Time seen not ripe for universal banking 

Tamal Bandyopadhyay  
MUMBAI, March 1: Several bankers feel the time is not yet ripe to pull down the barriers between banks and development financial institutions and go in for universal banking. They are against an immediate harmonisation of the role and functions of the two sets of intermediaries.

The Indian Banks' Association will formally present bankers' views on the issue on Monday to a seven-member working group set up by the Reserve Bank of India to look into the matter. The working group, headed by the IDBI chariman SH Khan, is likely to submit its report within a week.

An internal IBA panel, called the banking operations committee, headed by Central Bank of India chairman and managing director KC Chowdhary met in Mumbai on February 23 to formalise the association's views on the matter. Punjab & Sind Bank executive director BD Narang is the alternate chairman of the 19-member commitee.

The Reserve Bank set up the working group on December 8 last year. The group, consisting of SBI chairman MS Verma, ICICI chief KVKamath, IFCI chairman and managing director KD Agrawal, Bank of India chief MG Bhide and Union Bank chairman AT Pannir Selvam and RBI executive Director V Subramanyam, is expected to submit its report in three months. The deadline expires on March 8.

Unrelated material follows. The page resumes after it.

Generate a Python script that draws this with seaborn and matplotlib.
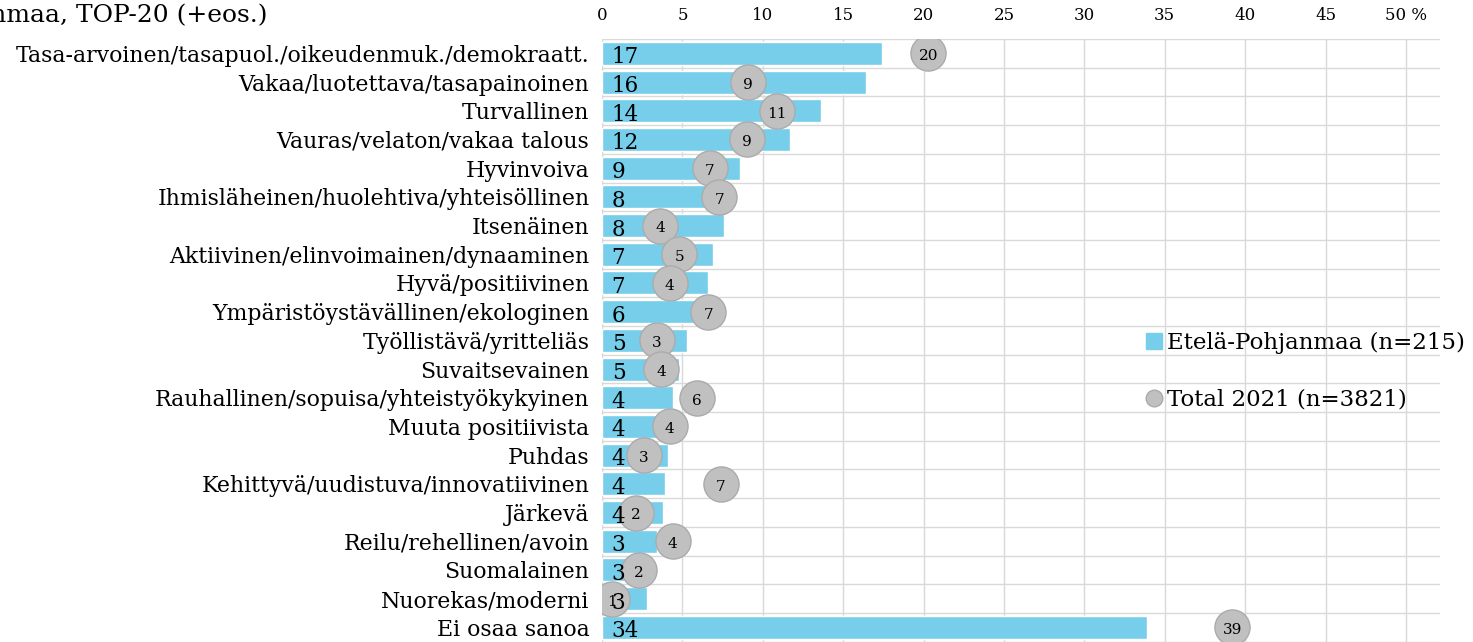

The panel's terms of reference include a review of the role and operations of banks and development financial institutions; suggestions to harmonise lending and working capital finances by banks and institutions.

It is also expected to take up the issue of granting financial institutions increased access to short-term funds.

Most of the IBA member banks feel banks and institutions should continue to retain their specific line of activities. In other words, banks should continue to finance primarily working-capital requirements, while institutions should grant term loans.

"We are into wholesale and retail banking. The time is not yet ready for taking the plunge into universal banking," a senior banker said.

"It is true that the institutions have beenincreasingly taking exposure in working-capital loans. Similarly, banks are gearing up to advance term loans. But, fundamentally, there is no change in roles, and there is no fight between the two as the pie is big enough to accommodate every player. In fact, banks and institutions collectively will not be able to meet the entire term-lending requirements when the infrastructure sector takes off," another banker said. Bankers are, however, in favour of sharing expertise on project appraisal and information on clients.

There is a virtual consensus among bankers that institutions should not be encouraged to mobilise short-term funds as they are not subject to cash reserve ratio.

"Banks can pick up institutional bonds, and thereby help them meet short-term fund requirements. In case they are allowed to access retail deposits, they should be subject to reserve requirements to create a level playing field between the two," a banker said. Bankers are also in favour of paring the stipulated limit onpriority-sector lendings."

The 40 per cent cap should be brought down substantially, and both banks and institutions should be asked to conform to priority-sector lending norms," another banker said.